[BEGIN Listed records]

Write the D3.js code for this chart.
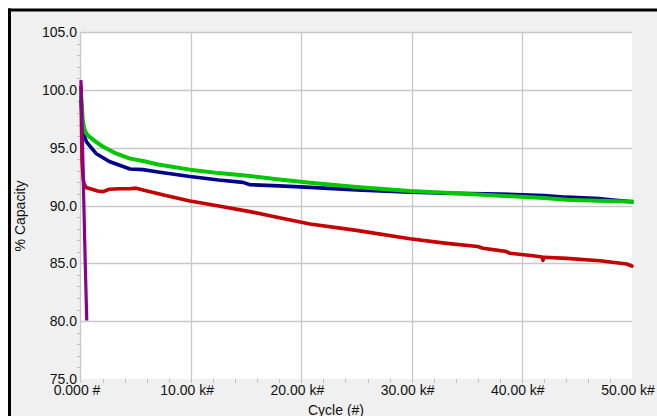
<!DOCTYPE html>
<html><head><meta charset="utf-8">
<script src="https://cdn.jsdelivr.net/npm/d3@7"></script>
<style>html,body{margin:0;padding:0;background:#fff;}svg{display:block;}text{font-family:"Liberation Sans",Arial,sans-serif;}</style>
</head><body>
<script>
// ---- data ----
const xTickValues = [0, 10000, 20000, 30000, 40000, 50000];
const xTickLabels = ["0.000 #", "10.00 k#", "20.00 k#", "30.00 k#", "40.00 k#", "50.00 k#"];
const yTickValues = [75, 80, 85, 90, 95, 100, 105];
const yTickLabels = ["75.0", "80.0", "85.0", "90.0", "95.0", "100.0", "105.0"];
const xTitle = "Cycle (#)";
const yTitle = "% Capacity";

const redCycles  = [0,60,91,200,272,454,1000,1515,2000,2568,3500,4446,5000,5626,7500,9891,12500,15335,18000,20780,25000,29853,33000,36000,36477,38020,38500,38927,41000,41850,41922,42000,44072,47094,49517,49970];
const redValues  = [100.2,96,93.9,92.3,91.9,91.55,91.4,91.25,91.2,91.4,91.45,91.45,91.5,91.35,90.9,90.39,89.95,89.47,88.95,88.4,87.85,87.13,86.75,86.45,86.3,86.1,86.05,85.87,85.65,85.55,85.25,85.52,85.43,85.23,84.94,84.77];

const navyCycles = [0,90,154,300,500,753,1361,2568,4446,5626,7000,9891,12500,14700,15335,18000,20780,25000,29853,34000,38020,42000,44072,47000,48274,49970];
const navyValues = [99.3,97.8,96.8,96.0,95.5,95.2,94.5,93.8,93.15,93.1,92.9,92.5,92.2,92.0,91.8,91.7,91.57,91.35,91.14,91.05,91.0,90.85,90.72,90.6,90.48,90.33];

const greenCycles = [0,90,154,300,500,753,1361,1969,3176,4446,5626,7000,9891,12500,15335,18000,20780,25000,29853,34000,38020,42000,44072,47000,49970];
const greenValues = [99.6,98.5,97.4,96.6,96.2,95.95,95.5,95.1,94.5,94.05,93.85,93.55,93.1,92.8,92.55,92.25,91.97,91.6,91.25,91.05,90.85,90.65,90.5,90.42,90.33];

const purpleCycles = [0,120,250,380,520];
const purpleValues = [100.7,96.0,90.5,85.2,80.2];

const seriesNames  = ["red","navy","green","purple"];
const seriesColors = ["#c40000","#00008c","#00c800","#8b008b"];

// ---- chart ----
const W = 657, H = 416;
const L = 81, R = 632, T = 32, B = 379;
const svg = d3.select("body").append("svg").attr("width", W).attr("height", H);

svg.append("rect").attr("x",0).attr("y",0).attr("width",W).attr("height",H).attr("fill","#ffffff");
svg.append("rect").attr("x",9).attr("y",10).attr("width",W-9).attr("height",H-10).attr("fill","#f0f0f0");
svg.append("line").attr("x1",9.5).attr("x2",9.5).attr("y1",8.5).attr("y2",H).attr("stroke","#000").attr("stroke-width",3);
svg.append("line").attr("x1",8).attr("x2",W).attr("y1",10).attr("y2",10).attr("stroke","#000").attr("stroke-width",3);

const x = d3.scaleLinear().domain([0,50000]).range([L,R]);
const y = d3.scaleLinear().domain([75,105]).range([B,T]);

svg.append("rect").attr("x",L).attr("y",T).attr("width",R-L).attr("height",B-T).attr("fill","#fff");

// gridlines
const grid = svg.append("g").attr("stroke","#c8c8c8").attr("stroke-width",1.3);
yTickValues.filter(v=>v>75).forEach(v=>{
  grid.append("line").attr("x1",L).attr("x2",R).attr("y1",Math.round(y(v))+0.5).attr("y2",Math.round(y(v))+0.5);
});
xTickValues.filter(v=>v>0 && v<50000).forEach(v=>{
  grid.append("line").attr("x1",Math.round(x(v))+0.5).attr("x2",Math.round(x(v))+0.5).attr("y1",T).attr("y2",B);
});
grid.append("line").attr("x1",L-0.5).attr("x2",L-0.5).attr("y1",T).attr("y2",B+4);

// minor ticks
const minor = svg.append("g").attr("stroke","#c0c0c0").attr("stroke-width",1);
d3.range(2000,50000,2000).forEach(v=>{
  const px = Math.round(x(v))+0.5;
  minor.append("line").attr("x1",px).attr("x2",px).attr("y1",B).attr("y2",B+4);
});
d3.range(76,105,1).filter(v=>v%5!==0).forEach(v=>{
  const py = Math.round(y(v))+0.5;
  minor.append("line").attr("x1",L-4).attr("x2",L).attr("y1",py).attr("y2",py);
});

// series
const clip = svg.append("clipPath").attr("id","pc").append("rect").attr("x",L-3).attr("y",T-5).attr("width",R-L+6).attr("height",B-T+5);
const line = d3.line().x(d=>x(d[0])).y(d=>y(d[1]));
const allSeries = [
  d3.zip(redCycles, redValues),
  d3.zip(navyCycles, navyValues),
  d3.zip(greenCycles, greenValues),
  d3.zip(purpleCycles, purpleValues)
];
const widths = [3.6,3.6,4,3.2];
const gS = svg.append("g").attr("clip-path","url(#pc)");
allSeries.forEach((s,i)=>{
  gS.append("path").attr("d", line(s)).attr("fill","none")
    .attr("stroke", seriesColors[i]).attr("stroke-width", widths[i])
    .attr("stroke-linejoin","round").attr("stroke-linecap","square");
});

// labels
const tx = svg.append("g").attr("font-size",14).attr("fill","#111");
yTickValues.forEach((v,i)=>{
  tx.append("text").attr("x",77).attr("y",y(v)).attr("dy","0.36em").attr("text-anchor","end").text(yTickLabels[i]);
});
xTickValues.forEach((v,i)=>{
  tx.append("text").attr("x",x(v)-4).attr("y",395).attr("text-anchor","middle").text(xTickLabels[i]);
});
tx.append("text").attr("x",336).attr("y",415).attr("text-anchor","middle").text(xTitle);
tx.append("text").attr("transform","translate(25,216) rotate(-90)").attr("text-anchor","middle").text(yTitle);
</script>
</body></html>
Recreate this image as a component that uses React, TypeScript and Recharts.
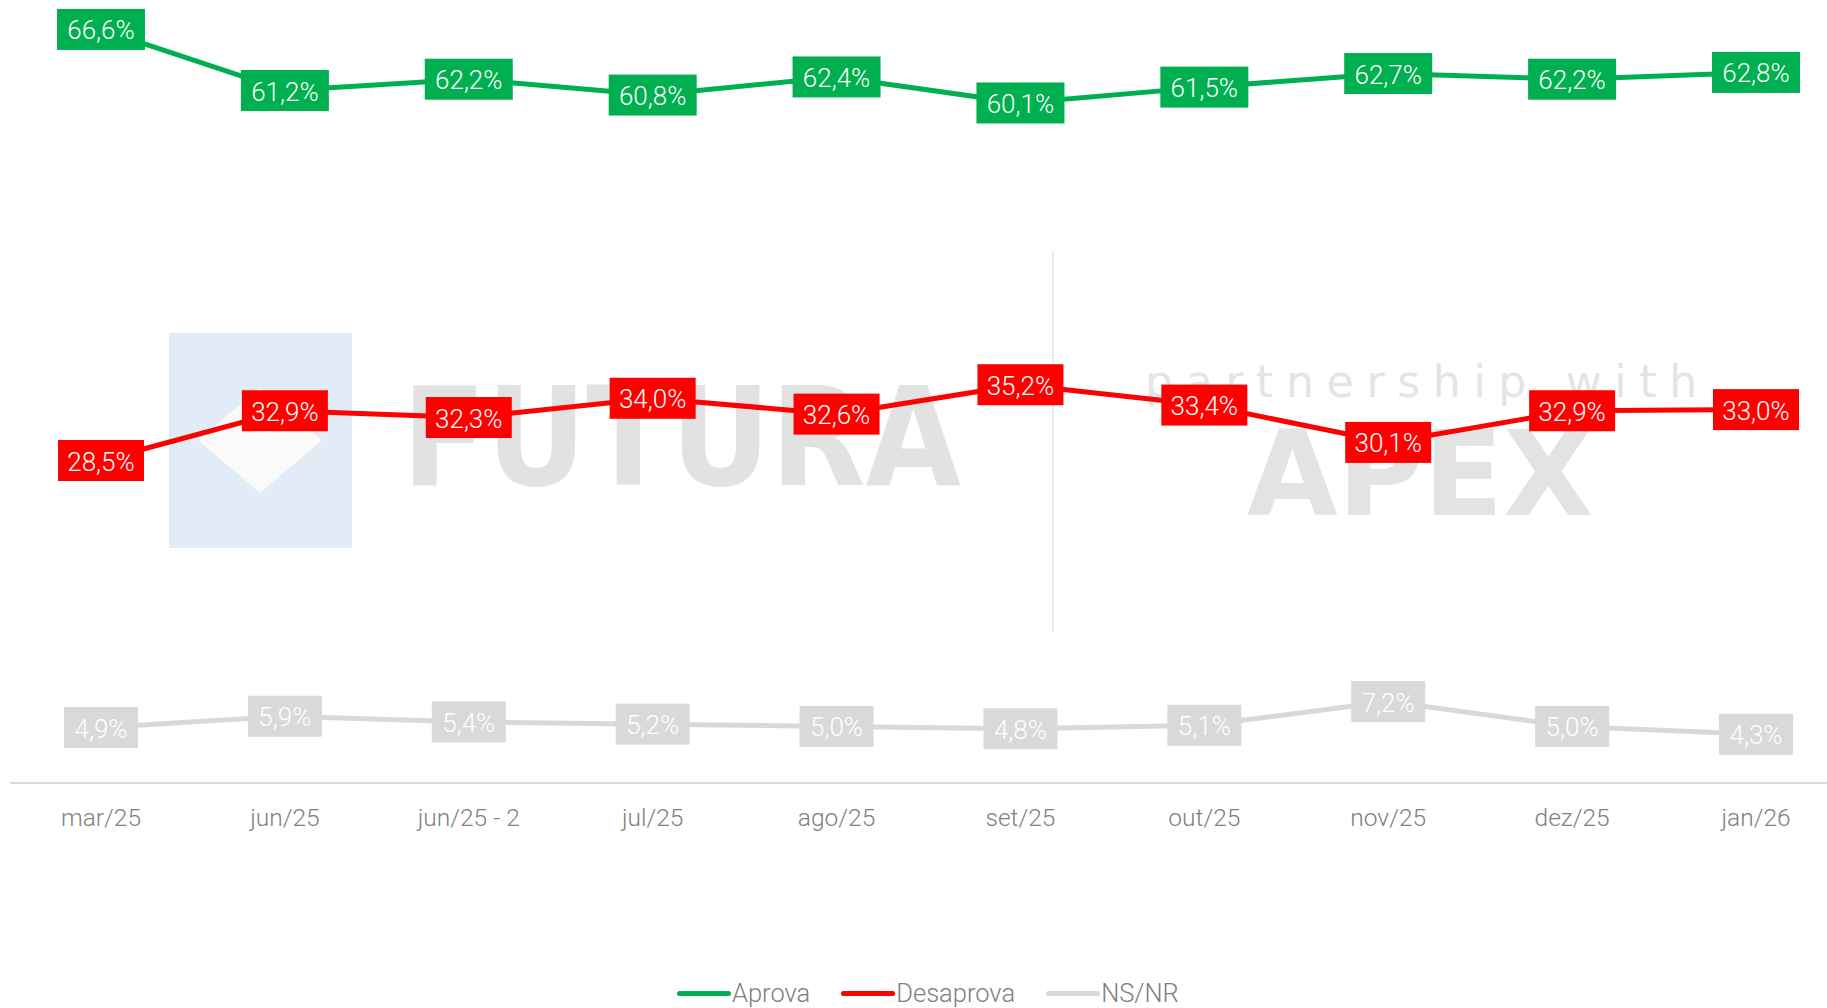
import { LineChart, Line, XAxis, YAxis, LabelList } from 'recharts';

const months = ['mar/25', 'jun/25', 'jun/25 - 2', 'jul/25', 'ago/25', 'set/25', 'out/25', 'nov/25', 'dez/25', 'jan/26'];
const aprova = [66.6, 61.2, 62.2, 60.8, 62.4, 60.1, 61.5, 62.7, 62.2, 62.8];
const desaprova = [28.5, 32.9, 32.3, 34.0, 32.6, 35.2, 33.4, 30.1, 32.9, 33.0];
const nsnr = [4.9, 5.9, 5.4, 5.2, 5.0, 4.8, 5.1, 7.2, 5.0, 4.3];

const series = [
  { key: 'aprova', name: 'Aprova', color: '#00B050', boxW: 88 },
  { key: 'desaprova', name: 'Desaprova', color: '#FF0000', boxW: 86 },
  { key: 'nsnr', name: 'NS/NR', color: '#D9D9D9', boxW: 74 },
];

const data = months.map((m, i) => ({
  month: m,
  aprova: aprova[i],
  desaprova: desaprova[i],
  nsnr: nsnr[i],
}));

const FONT = 'Roboto, Inter, "Noto Sans", sans-serif';

function fmt(v: number) {
  return `${v.toFixed(1).replace('.', ',')}%`;
}

function boxLabel(color: string, w: number) {
  return (props: any) => {
    const { x, y, value } = props;
    if (value == null) return null;
    return (
      <g>
        <rect x={x - w / 2} y={y - 20.5} width={w} height={41} fill={color} />
        <text
          x={x}
          y={y + 1}
          textAnchor="middle"
          dominantBaseline="central"
          fill="#FFFFFF"
          fontSize={26}
          fontWeight={300}
          fontFamily={FONT}
        >
          {fmt(value)}
        </text>
      </g>
    );
  };
}

function MonthTick(props: any) {
  const { x, y, payload } = props;
  return (
    <text
      x={x}
      y={y + 26}
      textAnchor="middle"
      dominantBaseline="central"
      fill="#808080"
      fontSize={24.5}
      fontWeight={300}
      fontFamily={FONT}
    >
      {payload.value}
    </text>
  );
}

export default function App() {
  return (
    <div style={{ position: 'absolute', left: 0, top: 0, width: 1827, height: 1008, background: '#fff', overflow: 'hidden' }}>
      {/* watermarks */}
      <div style={{ position: 'absolute', left: 169, top: 333, width: 183, height: 215, background: '#E2ECF7' }} />
      <svg style={{ position: 'absolute', left: 0, top: 0 }} width={1827} height={1008}>
        <polygon points="198,440 260,388 322,440 260,493" fill="#FAFAFA" />
        <line x1={1053} y1={250} x2={1053} y2={632} stroke="#EDEDED" strokeWidth={2} />
      </svg>
      <div
        style={{
          position: 'absolute', left: 402, top: 358, fontFamily: '"DejaVu Sans Condensed", "DejaVu Sans"', fontWeight: 700,
          fontSize: 137, lineHeight: '160px', color: '#E2E2E2',
        }}
      >
        FUTURA
      </div>
      <div
        style={{
          position: 'absolute', left: 1145, top: 352, fontFamily: '"DejaVu Sans"', fontSize: 44,
          letterSpacing: 12.7, lineHeight: '60px', color: '#E4E4E4',
        }}
      >
        partnership with
      </div>
      <div
        style={{
          position: 'absolute', left: 1247, top: 410, fontFamily: '"DejaVu Sans"', fontWeight: 700, fontSize: 117,
          lineHeight: '130px', color: '#E3E3E3',
        }}
      >
        APEX
      </div>

      <div style={{ position: 'absolute', left: 0, top: 0 }}>
        <LineChart width={1827} height={1008} data={data} margin={{ top: 0, right: 0, left: 10, bottom: 195 }}>
          <XAxis
            dataKey="month"
            axisLine={{ stroke: '#D9D9D9', strokeWidth: 2 }}
            tickLine={false}
            tick={<MonthTick />}
            interval={0}
            height={30}
            padding={{ left: 91, right: 71 }}
          />
          <YAxis hide domain={[0, 69.2]} />
          {series.map((s) => (
            <Line
              key={s.key}
              type="linear"
              dataKey={s.key}
              name={s.name}
              stroke={s.color}
              strokeWidth={5}
              dot={false}
              activeDot={false}
              isAnimationActive={false}
            >
              <LabelList dataKey={s.key} content={boxLabel(s.color, s.boxW)} />
            </Line>
          ))}
        </LineChart>
      </div>

      {/* legend */}
      <div
        style={{
          position: 'absolute', left: 677, top: 978, display: 'flex', alignItems: 'center',
          fontFamily: FONT, fontWeight: 300, fontSize: 25.5, color: '#808080',
        }}
      >
        {series.map((s) => (
          <div key={s.key} style={{ display: 'flex', alignItems: 'center', marginRight: 31 }}>
            <span style={{ display: 'inline-block', width: 54, height: 5, borderRadius: 3, background: s.color }} />
            <span style={{ marginLeft: 1 }}>{s.name}</span>
          </div>
        ))}
      </div>
    </div>
  );
}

[END Listed records]

*Do this:* Using the data above, which lines fall from the one with "Recreate this image" through the one with "XAxis, YAxis, LabelList"? Repeat them exactly, ends included, minus any pictures.

*Finished answer:*
Recreate this image as a component that uses React, TypeScript and Recharts.
import { LineChart, Line, XAxis, YAxis, LabelList } from 'recharts';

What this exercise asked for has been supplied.